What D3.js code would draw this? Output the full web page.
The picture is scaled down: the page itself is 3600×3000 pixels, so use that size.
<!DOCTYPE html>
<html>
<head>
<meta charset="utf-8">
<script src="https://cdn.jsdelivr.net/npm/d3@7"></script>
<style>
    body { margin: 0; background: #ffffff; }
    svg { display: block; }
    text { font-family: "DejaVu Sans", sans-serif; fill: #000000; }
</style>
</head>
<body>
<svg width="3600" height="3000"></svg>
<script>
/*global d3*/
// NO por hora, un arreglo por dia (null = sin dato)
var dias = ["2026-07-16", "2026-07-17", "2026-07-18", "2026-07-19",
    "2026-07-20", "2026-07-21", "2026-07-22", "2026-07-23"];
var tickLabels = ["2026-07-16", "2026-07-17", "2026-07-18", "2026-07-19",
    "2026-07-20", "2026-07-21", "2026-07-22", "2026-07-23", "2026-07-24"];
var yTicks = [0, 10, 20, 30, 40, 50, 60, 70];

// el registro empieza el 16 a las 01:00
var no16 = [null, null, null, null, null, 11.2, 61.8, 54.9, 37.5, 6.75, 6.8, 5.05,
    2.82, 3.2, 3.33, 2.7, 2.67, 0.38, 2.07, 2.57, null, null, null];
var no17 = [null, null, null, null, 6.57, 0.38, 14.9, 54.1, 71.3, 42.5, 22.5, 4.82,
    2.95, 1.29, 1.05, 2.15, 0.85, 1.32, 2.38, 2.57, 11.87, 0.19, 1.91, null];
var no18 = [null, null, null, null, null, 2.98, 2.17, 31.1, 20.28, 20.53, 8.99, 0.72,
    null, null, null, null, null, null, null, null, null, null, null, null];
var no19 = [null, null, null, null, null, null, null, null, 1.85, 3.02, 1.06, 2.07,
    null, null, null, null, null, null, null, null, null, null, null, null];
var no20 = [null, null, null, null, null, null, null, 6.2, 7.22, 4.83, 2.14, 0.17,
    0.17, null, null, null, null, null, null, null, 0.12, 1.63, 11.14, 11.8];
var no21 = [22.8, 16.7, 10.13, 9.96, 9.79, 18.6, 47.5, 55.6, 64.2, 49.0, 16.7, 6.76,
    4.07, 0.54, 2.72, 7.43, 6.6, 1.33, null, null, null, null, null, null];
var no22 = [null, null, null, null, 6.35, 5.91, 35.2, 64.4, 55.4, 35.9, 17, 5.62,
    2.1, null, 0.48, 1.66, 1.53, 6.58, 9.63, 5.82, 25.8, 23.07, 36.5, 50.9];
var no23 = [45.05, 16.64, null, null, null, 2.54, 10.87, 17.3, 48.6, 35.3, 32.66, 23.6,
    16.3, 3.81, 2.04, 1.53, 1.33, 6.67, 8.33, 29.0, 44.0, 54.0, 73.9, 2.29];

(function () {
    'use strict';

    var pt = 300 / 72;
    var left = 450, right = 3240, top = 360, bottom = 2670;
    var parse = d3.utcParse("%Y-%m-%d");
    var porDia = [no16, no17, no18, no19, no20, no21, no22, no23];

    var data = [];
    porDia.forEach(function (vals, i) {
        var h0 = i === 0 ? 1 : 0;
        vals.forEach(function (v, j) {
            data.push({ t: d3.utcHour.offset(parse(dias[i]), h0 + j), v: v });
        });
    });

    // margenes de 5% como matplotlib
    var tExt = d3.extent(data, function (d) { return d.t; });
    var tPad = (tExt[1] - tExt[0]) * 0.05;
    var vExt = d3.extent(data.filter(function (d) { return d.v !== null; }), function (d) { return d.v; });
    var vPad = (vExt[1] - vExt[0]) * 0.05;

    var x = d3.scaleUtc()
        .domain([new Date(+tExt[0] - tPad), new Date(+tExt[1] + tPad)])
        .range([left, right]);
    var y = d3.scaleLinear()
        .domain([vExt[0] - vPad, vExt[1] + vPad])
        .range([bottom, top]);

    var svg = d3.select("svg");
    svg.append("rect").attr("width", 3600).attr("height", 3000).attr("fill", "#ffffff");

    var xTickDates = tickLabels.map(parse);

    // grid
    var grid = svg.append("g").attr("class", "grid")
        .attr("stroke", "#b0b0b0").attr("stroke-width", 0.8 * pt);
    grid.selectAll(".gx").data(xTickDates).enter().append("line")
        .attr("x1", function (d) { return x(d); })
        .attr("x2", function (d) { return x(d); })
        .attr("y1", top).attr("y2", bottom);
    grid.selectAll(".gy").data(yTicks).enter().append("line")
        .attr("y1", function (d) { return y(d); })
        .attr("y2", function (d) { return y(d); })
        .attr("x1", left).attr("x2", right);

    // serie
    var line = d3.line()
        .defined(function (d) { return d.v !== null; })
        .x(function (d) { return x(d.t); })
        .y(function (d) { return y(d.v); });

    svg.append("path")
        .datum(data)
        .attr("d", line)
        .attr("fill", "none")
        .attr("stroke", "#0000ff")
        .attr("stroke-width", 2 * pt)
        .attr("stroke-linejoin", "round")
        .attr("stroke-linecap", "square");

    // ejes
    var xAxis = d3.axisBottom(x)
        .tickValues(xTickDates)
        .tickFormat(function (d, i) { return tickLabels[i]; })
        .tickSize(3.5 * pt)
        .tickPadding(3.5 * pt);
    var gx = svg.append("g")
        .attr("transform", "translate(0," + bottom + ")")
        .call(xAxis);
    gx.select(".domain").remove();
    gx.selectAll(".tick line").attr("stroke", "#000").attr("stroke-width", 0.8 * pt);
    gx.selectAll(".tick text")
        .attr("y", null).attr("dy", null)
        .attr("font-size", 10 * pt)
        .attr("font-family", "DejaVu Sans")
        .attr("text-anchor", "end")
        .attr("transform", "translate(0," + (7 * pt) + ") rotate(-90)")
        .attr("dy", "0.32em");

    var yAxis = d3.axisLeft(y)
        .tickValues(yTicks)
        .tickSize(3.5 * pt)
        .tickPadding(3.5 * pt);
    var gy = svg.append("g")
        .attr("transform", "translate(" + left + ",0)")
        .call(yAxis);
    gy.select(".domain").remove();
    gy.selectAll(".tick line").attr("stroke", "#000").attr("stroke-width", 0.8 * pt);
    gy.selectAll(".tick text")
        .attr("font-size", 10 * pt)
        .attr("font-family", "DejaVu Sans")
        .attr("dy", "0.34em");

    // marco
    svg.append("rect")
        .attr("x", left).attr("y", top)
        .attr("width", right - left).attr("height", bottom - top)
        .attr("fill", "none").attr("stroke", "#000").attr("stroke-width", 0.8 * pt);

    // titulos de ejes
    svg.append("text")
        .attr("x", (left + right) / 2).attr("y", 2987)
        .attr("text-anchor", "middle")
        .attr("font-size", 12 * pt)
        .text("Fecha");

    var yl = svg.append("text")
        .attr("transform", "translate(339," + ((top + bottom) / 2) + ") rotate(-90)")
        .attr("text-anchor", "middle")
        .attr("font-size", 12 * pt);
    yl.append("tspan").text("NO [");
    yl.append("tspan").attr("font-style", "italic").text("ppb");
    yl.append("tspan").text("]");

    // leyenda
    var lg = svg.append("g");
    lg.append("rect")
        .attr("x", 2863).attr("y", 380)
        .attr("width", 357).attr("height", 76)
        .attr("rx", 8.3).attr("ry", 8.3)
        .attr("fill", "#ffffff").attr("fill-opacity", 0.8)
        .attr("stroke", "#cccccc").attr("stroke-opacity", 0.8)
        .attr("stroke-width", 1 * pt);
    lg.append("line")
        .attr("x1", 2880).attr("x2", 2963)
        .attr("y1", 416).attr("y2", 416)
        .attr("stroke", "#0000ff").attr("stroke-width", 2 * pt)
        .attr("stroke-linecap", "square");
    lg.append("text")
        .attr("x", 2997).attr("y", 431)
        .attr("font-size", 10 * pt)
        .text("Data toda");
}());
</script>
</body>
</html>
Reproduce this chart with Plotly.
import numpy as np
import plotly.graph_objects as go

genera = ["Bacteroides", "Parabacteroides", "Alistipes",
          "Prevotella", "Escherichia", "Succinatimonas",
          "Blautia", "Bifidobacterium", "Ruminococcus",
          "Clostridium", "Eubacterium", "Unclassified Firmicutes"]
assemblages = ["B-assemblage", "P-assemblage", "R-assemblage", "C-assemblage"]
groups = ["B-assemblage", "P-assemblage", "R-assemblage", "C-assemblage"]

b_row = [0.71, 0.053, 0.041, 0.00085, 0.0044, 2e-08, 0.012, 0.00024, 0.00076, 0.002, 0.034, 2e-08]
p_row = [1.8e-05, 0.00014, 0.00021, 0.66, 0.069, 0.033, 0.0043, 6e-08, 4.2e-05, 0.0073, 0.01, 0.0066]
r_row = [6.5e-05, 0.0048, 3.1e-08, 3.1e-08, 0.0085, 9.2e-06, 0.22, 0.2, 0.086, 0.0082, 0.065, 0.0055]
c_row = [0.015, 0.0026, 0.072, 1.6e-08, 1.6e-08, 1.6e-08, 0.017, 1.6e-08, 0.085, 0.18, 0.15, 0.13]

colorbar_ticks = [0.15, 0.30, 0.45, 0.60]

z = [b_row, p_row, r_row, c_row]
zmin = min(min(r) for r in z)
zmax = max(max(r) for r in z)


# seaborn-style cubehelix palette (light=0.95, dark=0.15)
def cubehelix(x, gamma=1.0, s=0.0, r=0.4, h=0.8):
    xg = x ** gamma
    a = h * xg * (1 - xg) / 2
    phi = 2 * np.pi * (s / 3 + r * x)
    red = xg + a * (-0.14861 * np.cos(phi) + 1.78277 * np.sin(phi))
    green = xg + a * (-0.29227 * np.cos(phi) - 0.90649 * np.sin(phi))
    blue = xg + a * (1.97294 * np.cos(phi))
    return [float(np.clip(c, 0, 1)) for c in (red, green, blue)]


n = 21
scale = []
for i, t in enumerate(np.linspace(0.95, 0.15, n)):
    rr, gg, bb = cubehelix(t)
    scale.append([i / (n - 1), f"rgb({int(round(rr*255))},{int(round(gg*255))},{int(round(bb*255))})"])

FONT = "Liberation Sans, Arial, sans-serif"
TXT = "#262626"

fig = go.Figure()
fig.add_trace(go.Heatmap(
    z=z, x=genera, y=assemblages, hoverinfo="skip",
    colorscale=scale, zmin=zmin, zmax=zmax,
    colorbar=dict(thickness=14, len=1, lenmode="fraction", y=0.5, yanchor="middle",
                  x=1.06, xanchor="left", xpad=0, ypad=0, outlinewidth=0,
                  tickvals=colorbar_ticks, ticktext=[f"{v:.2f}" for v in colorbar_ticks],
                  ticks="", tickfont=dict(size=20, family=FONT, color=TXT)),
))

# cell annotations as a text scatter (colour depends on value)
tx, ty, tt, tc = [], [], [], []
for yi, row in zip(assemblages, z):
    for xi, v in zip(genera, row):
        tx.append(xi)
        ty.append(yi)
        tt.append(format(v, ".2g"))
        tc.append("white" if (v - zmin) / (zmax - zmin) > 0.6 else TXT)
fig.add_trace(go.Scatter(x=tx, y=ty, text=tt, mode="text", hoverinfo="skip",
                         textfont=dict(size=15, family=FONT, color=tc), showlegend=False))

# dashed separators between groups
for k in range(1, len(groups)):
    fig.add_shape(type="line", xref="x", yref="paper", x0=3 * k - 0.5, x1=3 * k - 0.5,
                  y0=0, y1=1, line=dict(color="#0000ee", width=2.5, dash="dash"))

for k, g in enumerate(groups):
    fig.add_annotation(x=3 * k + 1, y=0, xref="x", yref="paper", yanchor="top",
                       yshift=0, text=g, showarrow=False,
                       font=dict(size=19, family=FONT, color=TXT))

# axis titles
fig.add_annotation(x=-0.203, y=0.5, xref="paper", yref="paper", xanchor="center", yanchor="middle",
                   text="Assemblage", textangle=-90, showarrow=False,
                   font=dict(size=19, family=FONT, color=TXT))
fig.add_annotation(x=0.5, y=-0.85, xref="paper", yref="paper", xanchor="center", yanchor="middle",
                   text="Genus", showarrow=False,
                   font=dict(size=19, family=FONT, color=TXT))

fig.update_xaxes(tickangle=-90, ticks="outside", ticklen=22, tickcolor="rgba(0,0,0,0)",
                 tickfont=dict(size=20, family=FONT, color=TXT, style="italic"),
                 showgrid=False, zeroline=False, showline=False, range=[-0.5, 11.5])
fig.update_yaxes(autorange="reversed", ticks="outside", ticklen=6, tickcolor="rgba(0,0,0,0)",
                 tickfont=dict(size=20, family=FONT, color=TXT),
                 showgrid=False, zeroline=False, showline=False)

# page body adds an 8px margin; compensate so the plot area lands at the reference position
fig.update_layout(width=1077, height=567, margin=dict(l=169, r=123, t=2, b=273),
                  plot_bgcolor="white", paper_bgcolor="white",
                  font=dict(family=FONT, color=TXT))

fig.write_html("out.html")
========
> Do this:
Restate the listing exactly, starting at its first line and ending at the line where "var yTicks = [0, 10, 20, 30, 40, 50, 60, 70];" occurs; include both and no other lines.

> Task response:
What D3.js code would draw this? Output the full web page.
The picture is scaled down: the page itself is 3600×3000 pixels, so use that size.
<!DOCTYPE html>
<html>
<head>
<meta charset="utf-8">
<script src="https://cdn.jsdelivr.net/npm/d3@7"></script>
<style>
    body { margin: 0; background: #ffffff; }
    svg { display: block; }
    text { font-family: "DejaVu Sans", sans-serif; fill: #000000; }
</style>
</head>
<body>
<svg width="3600" height="3000"></svg>
<script>
/*global d3*/
// NO por hora, un arreglo por dia (null = sin dato)
var dias = ["2026-07-16", "2026-07-17", "2026-07-18", "2026-07-19",
    "2026-07-20", "2026-07-21", "2026-07-22", "2026-07-23"];
var tickLabels = ["2026-07-16", "2026-07-17", "2026-07-18", "2026-07-19",
    "2026-07-20", "2026-07-21", "2026-07-22", "2026-07-23", "2026-07-24"];
var yTicks = [0, 10, 20, 30, 40, 50, 60, 70];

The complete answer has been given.